**Raw data**
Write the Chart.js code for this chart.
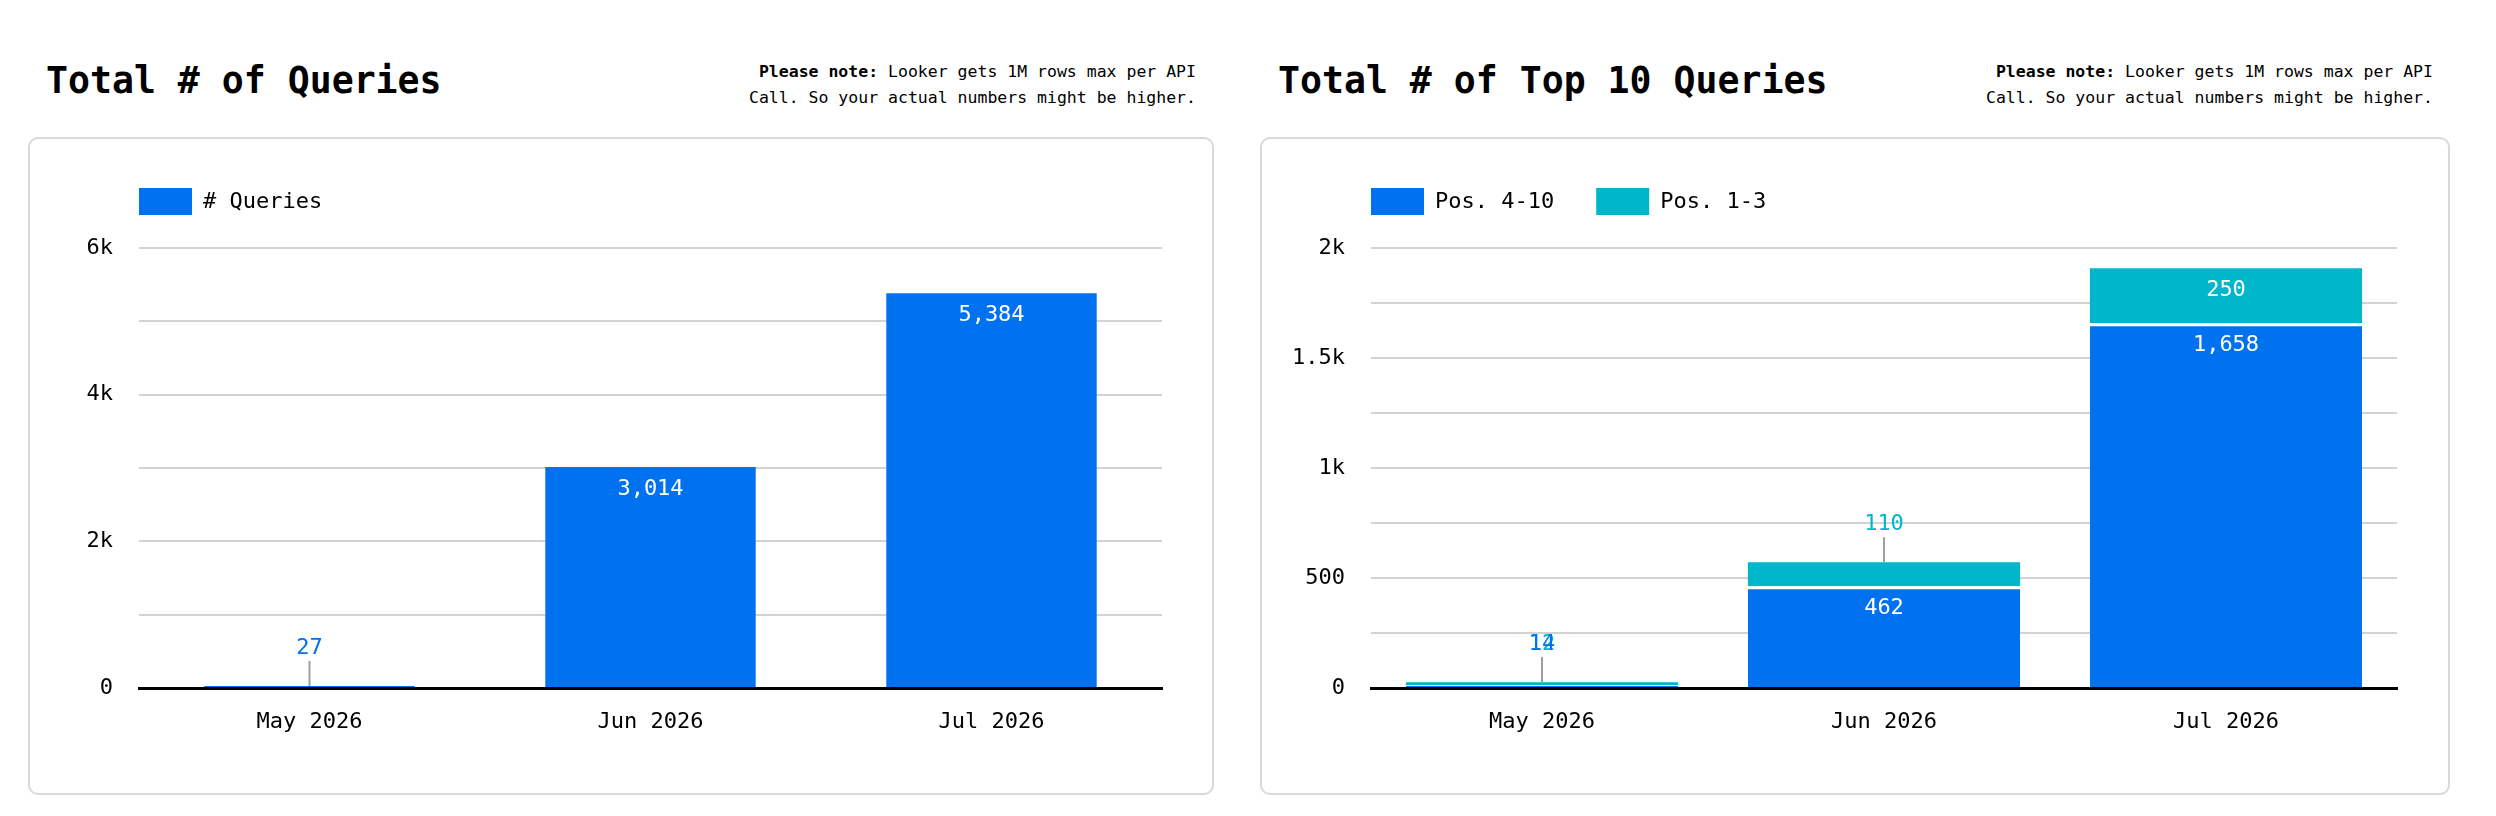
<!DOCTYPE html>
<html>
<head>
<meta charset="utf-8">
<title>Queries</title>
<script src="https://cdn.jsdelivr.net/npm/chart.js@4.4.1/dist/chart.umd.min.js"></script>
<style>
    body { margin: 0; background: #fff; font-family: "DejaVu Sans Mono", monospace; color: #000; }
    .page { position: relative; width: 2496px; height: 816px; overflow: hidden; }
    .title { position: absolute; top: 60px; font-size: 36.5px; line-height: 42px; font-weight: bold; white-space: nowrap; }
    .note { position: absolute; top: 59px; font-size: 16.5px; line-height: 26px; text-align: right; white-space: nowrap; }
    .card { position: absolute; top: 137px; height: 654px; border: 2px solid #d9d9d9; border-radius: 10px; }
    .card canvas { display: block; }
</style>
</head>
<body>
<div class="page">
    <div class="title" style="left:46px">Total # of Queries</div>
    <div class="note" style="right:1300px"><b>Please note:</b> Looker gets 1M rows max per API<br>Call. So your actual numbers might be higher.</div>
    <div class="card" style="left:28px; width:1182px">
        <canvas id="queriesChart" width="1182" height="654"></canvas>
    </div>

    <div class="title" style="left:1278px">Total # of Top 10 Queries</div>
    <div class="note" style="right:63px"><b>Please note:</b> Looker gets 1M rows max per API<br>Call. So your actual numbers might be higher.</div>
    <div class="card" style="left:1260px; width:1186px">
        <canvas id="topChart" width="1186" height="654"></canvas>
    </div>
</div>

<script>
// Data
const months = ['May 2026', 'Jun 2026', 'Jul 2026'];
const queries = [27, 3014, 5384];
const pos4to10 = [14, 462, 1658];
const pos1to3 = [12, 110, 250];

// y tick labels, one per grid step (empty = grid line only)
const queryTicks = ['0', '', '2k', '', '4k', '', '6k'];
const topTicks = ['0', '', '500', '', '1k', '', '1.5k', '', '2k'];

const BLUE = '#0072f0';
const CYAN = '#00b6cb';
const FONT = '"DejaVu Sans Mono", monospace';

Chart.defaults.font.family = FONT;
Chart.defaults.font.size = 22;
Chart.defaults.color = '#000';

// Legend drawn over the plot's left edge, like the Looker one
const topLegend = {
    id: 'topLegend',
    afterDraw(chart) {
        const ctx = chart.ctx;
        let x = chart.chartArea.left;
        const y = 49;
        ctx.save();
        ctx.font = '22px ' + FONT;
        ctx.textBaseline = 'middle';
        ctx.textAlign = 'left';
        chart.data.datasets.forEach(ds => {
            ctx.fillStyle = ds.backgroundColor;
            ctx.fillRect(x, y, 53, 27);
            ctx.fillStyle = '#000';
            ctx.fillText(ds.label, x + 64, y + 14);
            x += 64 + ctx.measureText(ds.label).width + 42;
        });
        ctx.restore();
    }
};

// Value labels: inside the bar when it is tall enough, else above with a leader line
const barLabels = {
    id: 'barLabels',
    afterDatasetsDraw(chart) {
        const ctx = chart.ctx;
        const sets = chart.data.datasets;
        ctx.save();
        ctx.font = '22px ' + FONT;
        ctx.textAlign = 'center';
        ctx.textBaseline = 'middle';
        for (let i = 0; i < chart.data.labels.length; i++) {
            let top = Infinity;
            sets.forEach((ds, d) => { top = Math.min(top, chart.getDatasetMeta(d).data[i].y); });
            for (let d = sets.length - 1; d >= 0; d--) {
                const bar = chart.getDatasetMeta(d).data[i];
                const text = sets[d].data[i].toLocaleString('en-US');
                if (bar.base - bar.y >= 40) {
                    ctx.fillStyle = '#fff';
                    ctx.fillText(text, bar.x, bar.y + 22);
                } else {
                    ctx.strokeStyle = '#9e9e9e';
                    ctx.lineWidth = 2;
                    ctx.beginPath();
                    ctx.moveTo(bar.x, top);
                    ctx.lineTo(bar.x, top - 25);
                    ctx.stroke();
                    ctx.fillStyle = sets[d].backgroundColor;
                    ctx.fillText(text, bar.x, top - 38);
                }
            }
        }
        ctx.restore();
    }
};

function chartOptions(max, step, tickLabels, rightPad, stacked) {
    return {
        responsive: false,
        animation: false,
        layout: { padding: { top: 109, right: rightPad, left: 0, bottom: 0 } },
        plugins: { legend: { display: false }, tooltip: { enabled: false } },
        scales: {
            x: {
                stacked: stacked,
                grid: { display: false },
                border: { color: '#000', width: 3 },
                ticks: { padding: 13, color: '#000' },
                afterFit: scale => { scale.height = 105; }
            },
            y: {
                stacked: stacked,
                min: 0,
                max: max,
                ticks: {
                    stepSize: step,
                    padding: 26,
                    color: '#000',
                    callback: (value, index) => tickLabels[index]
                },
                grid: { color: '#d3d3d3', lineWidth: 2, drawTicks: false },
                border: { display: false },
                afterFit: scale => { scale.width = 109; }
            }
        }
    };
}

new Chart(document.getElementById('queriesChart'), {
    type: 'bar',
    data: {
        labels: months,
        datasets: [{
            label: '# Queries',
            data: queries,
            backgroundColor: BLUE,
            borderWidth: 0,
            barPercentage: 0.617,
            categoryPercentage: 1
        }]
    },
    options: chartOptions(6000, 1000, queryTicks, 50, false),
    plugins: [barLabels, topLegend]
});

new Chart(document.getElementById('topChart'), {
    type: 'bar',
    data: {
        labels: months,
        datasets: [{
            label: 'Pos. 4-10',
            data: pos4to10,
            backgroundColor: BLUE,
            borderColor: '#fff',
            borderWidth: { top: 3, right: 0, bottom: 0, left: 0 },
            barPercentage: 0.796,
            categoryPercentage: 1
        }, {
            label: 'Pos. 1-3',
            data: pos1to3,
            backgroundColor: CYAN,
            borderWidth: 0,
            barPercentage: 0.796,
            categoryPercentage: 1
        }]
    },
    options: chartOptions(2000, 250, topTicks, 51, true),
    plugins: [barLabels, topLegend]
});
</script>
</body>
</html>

**Requirements**
Repeat the material above word for word, please, apart from its images.

**Response to this exercise**
Write the Chart.js code for this chart.
<!DOCTYPE html>
<html>
<head>
<meta charset="utf-8">
<title>Queries</title>
<script src="https://cdn.jsdelivr.net/npm/chart.js@4.4.1/dist/chart.umd.min.js"></script>
<style>
    body { margin: 0; background: #fff; font-family: "DejaVu Sans Mono", monospace; color: #000; }
    .page { position: relative; width: 2496px; height: 816px; overflow: hidden; }
    .title { position: absolute; top: 60px; font-size: 36.5px; line-height: 42px; font-weight: bold; white-space: nowrap; }
    .note { position: absolute; top: 59px; font-size: 16.5px; line-height: 26px; text-align: right; white-space: nowrap; }
    .card { position: absolute; top: 137px; height: 654px; border: 2px solid #d9d9d9; border-radius: 10px; }
    .card canvas { display: block; }
</style>
</head>
<body>
<div class="page">
    <div class="title" style="left:46px">Total # of Queries</div>
    <div class="note" style="right:1300px"><b>Please note:</b> Looker gets 1M rows max per API<br>Call. So your actual numbers might be higher.</div>
    <div class="card" style="left:28px; width:1182px">
        <canvas id="queriesChart" width="1182" height="654"></canvas>
    </div>

    <div class="title" style="left:1278px">Total # of Top 10 Queries</div>
    <div class="note" style="right:63px"><b>Please note:</b> Looker gets 1M rows max per API<br>Call. So your actual numbers might be higher.</div>
    <div class="card" style="left:1260px; width:1186px">
        <canvas id="topChart" width="1186" height="654"></canvas>
    </div>
</div>

<script>
// Data
const months = ['May 2026', 'Jun 2026', 'Jul 2026'];
const queries = [27, 3014, 5384];
const pos4to10 = [14, 462, 1658];
const pos1to3 = [12, 110, 250];

// y tick labels, one per grid step (empty = grid line only)
const queryTicks = ['0', '', '2k', '', '4k', '', '6k'];
const topTicks = ['0', '', '500', '', '1k', '', '1.5k', '', '2k'];

const BLUE = '#0072f0';
const CYAN = '#00b6cb';
const FONT = '"DejaVu Sans Mono", monospace';

Chart.defaults.font.family = FONT;
Chart.defaults.font.size = 22;
Chart.defaults.color = '#000';

// Legend drawn over the plot's left edge, like the Looker one
const topLegend = {
    id: 'topLegend',
    afterDraw(chart) {
        const ctx = chart.ctx;
        let x = chart.chartArea.left;
        const y = 49;
        ctx.save();
        ctx.font = '22px ' + FONT;
        ctx.textBaseline = 'middle';
        ctx.textAlign = 'left';
        chart.data.datasets.forEach(ds => {
            ctx.fillStyle = ds.backgroundColor;
            ctx.fillRect(x, y, 53, 27);
            ctx.fillStyle = '#000';
            ctx.fillText(ds.label, x + 64, y + 14);
            x += 64 + ctx.measureText(ds.label).width + 42;
        });
        ctx.restore();
    }
};

// Value labels: inside the bar when it is tall enough, else above with a leader line
const barLabels = {
    id: 'barLabels',
    afterDatasetsDraw(chart) {
        const ctx = chart.ctx;
        const sets = chart.data.datasets;
        ctx.save();
        ctx.font = '22px ' + FONT;
        ctx.textAlign = 'center';
        ctx.textBaseline = 'middle';
        for (let i = 0; i < chart.data.labels.length; i++) {
            let top = Infinity;
            sets.forEach((ds, d) => { top = Math.min(top, chart.getDatasetMeta(d).data[i].y); });
            for (let d = sets.length - 1; d >= 0; d--) {
                const bar = chart.getDatasetMeta(d).data[i];
                const text = sets[d].data[i].toLocaleString('en-US');
                if (bar.base - bar.y >= 40) {
                    ctx.fillStyle = '#fff';
                    ctx.fillText(text, bar.x, bar.y + 22);
                } else {
                    ctx.strokeStyle = '#9e9e9e';
                    ctx.lineWidth = 2;
                    ctx.beginPath();
                    ctx.moveTo(bar.x, top);
                    ctx.lineTo(bar.x, top - 25);
                    ctx.stroke();
                    ctx.fillStyle = sets[d].backgroundColor;
                    ctx.fillText(text, bar.x, top - 38);
                }
            }
        }
        ctx.restore();
    }
};

function chartOptions(max, step, tickLabels, rightPad, stacked) {
    return {
        responsive: false,
        animation: false,
        layout: { padding: { top: 109, right: rightPad, left: 0, bottom: 0 } },
        plugins: { legend: { display: false }, tooltip: { enabled: false } },
        scales: {
            x: {
                stacked: stacked,
                grid: { display: false },
                border: { color: '#000', width: 3 },
                ticks: { padding: 13, color: '#000' },
                afterFit: scale => { scale.height = 105; }
            },
            y: {
                stacked: stacked,
                min: 0,
                max: max,
                ticks: {
                    stepSize: step,
                    padding: 26,
                    color: '#000',
                    callback: (value, index) => tickLabels[index]
                },
                grid: { color: '#d3d3d3', lineWidth: 2, drawTicks: false },
                border: { display: false },
                afterFit: scale => { scale.width = 109; }
            }
        }
    };
}

new Chart(document.getElementById('queriesChart'), {
    type: 'bar',
    data: {
        labels: months,
        datasets: [{
            label: '# Queries',
            data: queries,
            backgroundColor: BLUE,
            borderWidth: 0,
            barPercentage: 0.617,
            categoryPercentage: 1
        }]
    },
    options: chartOptions(6000, 1000, queryTicks, 50, false),
    plugins: [barLabels, topLegend]
});

new Chart(document.getElementById('topChart'), {
    type: 'bar',
    data: {
        labels: months,
        datasets: [{
            label: 'Pos. 4-10',
            data: pos4to10,
            backgroundColor: BLUE,
            borderColor: '#fff',
            borderWidth: { top: 3, right: 0, bottom: 0, left: 0 },
            barPercentage: 0.796,
            categoryPercentage: 1
        }, {
            label: 'Pos. 1-3',
            data: pos1to3,
            backgroundColor: CYAN,
            borderWidth: 0,
            barPercentage: 0.796,
            categoryPercentage: 1
        }]
    },
    options: chartOptions(2000, 250, topTicks, 51, true),
    plugins: [barLabels, topLegend]
});
</script>
</body>
</html>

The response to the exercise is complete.